(Work required): Take every line from the listing below that contains "this".

(Data supplied):
------------

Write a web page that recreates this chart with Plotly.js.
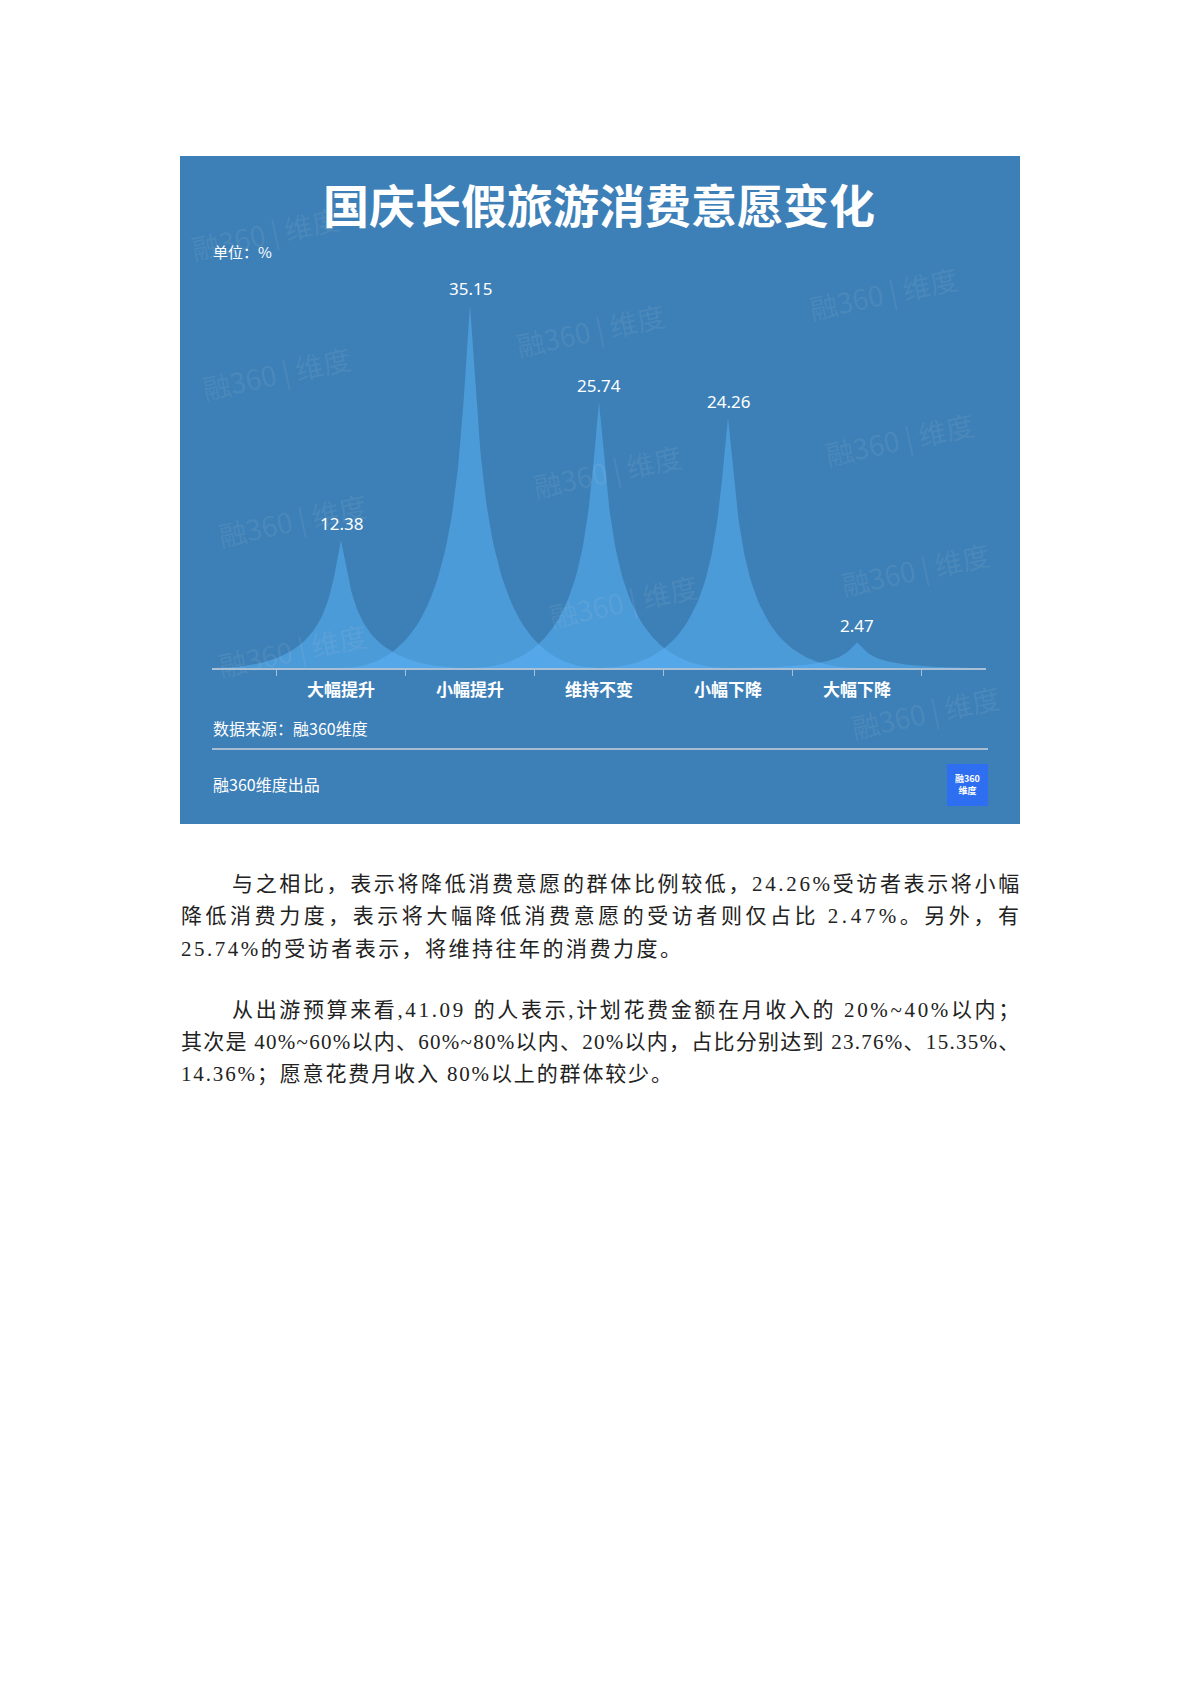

------------

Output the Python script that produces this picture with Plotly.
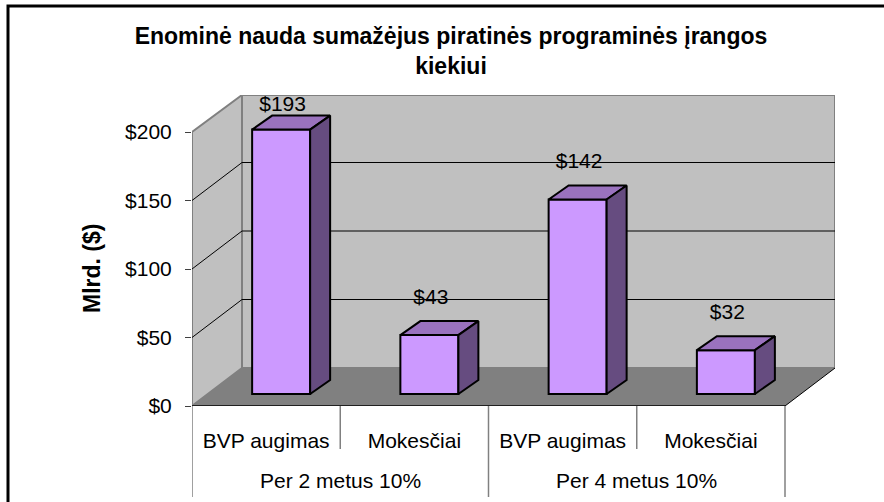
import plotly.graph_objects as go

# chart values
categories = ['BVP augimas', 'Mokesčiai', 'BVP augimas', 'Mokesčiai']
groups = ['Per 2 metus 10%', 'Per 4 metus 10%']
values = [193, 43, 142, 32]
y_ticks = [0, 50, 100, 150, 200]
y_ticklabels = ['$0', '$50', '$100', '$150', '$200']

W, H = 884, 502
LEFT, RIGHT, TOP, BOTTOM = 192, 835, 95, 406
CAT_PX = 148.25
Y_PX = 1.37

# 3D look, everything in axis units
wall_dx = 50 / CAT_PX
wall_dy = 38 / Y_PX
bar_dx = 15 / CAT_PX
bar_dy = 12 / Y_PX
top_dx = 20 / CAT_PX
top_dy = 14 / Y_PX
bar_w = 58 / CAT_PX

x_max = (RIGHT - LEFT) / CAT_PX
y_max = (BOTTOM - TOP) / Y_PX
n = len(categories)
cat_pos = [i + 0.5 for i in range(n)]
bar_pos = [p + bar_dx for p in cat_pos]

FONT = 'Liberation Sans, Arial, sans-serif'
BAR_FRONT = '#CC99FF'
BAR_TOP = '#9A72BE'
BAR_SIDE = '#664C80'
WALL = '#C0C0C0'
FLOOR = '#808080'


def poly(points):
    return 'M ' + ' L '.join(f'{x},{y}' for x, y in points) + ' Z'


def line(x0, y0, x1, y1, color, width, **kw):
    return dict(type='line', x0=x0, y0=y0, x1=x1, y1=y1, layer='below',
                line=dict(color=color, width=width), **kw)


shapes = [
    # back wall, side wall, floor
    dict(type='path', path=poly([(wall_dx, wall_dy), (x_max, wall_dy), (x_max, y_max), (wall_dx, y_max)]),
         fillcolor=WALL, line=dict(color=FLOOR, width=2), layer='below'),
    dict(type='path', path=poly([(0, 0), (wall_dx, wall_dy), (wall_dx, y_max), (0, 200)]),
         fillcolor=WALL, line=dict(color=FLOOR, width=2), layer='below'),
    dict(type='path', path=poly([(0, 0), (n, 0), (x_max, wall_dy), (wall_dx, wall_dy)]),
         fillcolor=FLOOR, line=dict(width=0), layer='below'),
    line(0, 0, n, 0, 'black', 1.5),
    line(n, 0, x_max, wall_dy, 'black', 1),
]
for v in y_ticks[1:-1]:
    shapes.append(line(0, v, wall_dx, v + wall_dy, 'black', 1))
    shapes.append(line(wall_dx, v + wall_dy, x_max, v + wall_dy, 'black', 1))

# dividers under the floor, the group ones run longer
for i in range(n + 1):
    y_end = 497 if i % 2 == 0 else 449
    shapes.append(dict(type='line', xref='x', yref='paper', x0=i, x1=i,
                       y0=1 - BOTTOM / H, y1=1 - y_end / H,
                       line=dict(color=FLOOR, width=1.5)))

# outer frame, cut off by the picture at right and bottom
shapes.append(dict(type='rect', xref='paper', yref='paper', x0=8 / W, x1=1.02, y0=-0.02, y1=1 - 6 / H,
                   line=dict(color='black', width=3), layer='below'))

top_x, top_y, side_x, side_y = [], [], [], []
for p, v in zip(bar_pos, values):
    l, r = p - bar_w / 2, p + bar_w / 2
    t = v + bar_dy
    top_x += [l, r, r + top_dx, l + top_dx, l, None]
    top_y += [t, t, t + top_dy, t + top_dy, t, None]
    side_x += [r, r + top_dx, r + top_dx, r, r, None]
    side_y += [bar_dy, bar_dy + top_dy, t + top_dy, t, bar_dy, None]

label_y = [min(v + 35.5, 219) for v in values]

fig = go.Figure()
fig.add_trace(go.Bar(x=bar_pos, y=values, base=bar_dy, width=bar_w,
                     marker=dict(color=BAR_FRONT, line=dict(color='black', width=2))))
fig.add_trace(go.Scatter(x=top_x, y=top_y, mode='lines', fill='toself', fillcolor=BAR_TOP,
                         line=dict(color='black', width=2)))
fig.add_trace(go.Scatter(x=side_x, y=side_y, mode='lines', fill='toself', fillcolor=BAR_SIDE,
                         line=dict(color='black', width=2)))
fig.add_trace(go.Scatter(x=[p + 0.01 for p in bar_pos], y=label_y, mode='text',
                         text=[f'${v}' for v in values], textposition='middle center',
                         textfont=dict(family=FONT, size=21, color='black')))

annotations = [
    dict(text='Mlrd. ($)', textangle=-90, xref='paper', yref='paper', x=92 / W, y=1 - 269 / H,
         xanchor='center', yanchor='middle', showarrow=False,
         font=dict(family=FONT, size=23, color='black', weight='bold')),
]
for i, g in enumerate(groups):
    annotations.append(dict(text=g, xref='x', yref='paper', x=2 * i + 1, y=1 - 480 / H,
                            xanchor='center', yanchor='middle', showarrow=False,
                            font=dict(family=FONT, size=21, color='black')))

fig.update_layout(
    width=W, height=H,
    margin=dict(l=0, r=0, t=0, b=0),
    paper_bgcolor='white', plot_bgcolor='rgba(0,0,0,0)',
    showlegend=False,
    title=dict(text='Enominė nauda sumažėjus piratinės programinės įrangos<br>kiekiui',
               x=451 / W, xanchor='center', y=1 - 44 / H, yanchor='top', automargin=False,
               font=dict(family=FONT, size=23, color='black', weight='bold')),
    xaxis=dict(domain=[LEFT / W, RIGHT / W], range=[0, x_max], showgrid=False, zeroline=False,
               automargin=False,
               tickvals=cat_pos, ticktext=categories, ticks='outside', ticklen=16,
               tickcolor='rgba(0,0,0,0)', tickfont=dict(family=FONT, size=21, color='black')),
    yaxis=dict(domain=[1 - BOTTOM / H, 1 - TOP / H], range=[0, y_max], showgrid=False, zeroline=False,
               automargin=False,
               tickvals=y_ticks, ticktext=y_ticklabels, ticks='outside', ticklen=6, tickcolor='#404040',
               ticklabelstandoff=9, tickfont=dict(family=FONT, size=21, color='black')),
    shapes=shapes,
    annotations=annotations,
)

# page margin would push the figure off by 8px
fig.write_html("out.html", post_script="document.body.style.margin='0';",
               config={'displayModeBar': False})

------------

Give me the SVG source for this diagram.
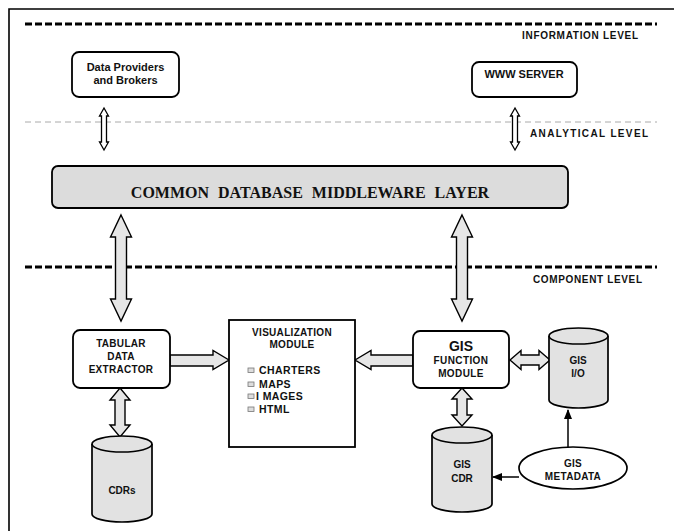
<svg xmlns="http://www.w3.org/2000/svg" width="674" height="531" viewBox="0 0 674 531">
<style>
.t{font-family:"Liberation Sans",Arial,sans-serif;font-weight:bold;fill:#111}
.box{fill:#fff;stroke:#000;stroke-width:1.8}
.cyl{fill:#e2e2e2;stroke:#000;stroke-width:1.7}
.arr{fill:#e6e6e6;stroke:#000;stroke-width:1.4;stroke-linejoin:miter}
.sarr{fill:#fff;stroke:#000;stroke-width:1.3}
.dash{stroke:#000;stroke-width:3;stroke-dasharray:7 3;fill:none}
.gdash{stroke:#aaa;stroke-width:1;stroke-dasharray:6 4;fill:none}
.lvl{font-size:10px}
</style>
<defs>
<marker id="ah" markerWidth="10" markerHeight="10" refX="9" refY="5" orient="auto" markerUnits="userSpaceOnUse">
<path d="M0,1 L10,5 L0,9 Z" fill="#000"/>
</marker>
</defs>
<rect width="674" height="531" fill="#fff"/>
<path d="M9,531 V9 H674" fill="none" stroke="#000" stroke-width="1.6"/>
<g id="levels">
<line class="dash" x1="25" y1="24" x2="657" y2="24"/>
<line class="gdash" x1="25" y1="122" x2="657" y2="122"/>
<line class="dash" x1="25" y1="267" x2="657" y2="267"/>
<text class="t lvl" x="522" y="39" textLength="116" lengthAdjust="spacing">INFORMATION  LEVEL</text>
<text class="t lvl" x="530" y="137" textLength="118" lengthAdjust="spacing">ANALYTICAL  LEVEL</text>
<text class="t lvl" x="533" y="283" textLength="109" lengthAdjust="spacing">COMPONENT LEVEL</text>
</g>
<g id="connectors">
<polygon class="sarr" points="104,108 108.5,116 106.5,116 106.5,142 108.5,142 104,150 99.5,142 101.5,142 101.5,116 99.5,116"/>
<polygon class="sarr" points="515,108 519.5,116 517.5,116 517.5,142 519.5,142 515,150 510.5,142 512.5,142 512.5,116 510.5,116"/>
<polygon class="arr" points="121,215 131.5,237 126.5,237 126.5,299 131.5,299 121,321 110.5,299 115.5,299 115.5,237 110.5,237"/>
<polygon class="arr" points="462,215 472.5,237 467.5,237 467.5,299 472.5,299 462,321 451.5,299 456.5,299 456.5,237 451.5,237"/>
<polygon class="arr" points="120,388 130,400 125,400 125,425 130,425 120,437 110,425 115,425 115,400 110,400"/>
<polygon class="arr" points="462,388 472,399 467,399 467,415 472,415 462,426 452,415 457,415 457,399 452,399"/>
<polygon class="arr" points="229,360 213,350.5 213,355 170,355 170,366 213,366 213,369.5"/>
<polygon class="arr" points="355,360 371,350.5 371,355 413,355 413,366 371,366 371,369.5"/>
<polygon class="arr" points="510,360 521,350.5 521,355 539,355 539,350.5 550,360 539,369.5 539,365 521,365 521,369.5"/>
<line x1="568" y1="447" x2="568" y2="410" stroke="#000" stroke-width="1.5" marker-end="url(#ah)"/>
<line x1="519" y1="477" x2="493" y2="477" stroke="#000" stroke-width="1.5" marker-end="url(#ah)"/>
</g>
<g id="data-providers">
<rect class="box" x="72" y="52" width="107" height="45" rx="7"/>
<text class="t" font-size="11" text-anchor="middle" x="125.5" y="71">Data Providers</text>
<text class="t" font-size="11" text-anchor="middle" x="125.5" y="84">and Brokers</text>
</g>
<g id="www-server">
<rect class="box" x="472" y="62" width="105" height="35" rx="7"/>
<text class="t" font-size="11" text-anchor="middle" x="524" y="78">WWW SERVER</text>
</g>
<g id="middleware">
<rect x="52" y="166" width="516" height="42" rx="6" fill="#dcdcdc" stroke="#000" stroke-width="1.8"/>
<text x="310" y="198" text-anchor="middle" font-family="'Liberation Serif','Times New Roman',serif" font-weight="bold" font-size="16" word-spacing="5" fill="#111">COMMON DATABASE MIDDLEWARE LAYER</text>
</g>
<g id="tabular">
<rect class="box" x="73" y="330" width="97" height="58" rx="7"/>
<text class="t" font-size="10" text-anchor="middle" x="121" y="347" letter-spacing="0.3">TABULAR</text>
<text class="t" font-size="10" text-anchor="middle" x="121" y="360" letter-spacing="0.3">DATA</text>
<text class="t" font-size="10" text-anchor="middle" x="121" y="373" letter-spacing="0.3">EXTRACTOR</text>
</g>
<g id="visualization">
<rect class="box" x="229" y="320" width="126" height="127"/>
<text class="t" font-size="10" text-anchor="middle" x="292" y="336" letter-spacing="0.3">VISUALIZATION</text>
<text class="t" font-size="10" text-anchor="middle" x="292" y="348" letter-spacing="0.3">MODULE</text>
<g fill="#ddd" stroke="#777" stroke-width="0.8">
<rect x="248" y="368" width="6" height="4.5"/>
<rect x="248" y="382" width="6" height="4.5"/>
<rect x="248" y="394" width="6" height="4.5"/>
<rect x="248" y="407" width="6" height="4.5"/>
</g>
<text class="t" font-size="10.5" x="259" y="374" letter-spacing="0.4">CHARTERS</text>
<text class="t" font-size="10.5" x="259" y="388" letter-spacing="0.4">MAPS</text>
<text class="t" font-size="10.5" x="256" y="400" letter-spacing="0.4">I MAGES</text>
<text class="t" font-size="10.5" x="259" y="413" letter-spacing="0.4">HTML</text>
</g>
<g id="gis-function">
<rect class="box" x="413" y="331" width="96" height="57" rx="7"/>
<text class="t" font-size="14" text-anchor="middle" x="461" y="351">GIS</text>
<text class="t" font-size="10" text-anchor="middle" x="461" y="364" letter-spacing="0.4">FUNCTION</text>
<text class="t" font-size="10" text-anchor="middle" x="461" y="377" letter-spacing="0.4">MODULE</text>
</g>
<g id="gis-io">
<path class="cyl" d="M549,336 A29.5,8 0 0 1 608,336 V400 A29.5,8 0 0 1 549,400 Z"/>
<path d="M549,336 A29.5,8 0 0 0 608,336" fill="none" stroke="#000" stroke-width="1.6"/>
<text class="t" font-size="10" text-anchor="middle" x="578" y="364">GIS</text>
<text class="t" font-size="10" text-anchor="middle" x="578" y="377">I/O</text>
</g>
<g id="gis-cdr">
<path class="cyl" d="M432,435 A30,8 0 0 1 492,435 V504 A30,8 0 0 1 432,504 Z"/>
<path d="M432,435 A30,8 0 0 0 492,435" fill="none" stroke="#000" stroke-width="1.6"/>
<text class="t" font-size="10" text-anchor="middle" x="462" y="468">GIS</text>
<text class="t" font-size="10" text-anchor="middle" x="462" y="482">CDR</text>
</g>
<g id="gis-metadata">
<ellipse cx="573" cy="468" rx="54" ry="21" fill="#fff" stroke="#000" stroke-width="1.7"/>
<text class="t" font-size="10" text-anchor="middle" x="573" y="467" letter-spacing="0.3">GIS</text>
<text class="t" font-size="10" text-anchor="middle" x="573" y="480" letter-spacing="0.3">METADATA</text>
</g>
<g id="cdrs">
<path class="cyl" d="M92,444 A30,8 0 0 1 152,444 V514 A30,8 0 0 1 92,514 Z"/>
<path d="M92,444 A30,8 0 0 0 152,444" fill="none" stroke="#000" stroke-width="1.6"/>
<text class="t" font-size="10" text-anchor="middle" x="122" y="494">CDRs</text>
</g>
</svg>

------------

(Written response):
Write a web page that recreates this chart with Plotly.js.
Output the Python script that produces this picture with Plotly.
Give me the SVG source for this diagram.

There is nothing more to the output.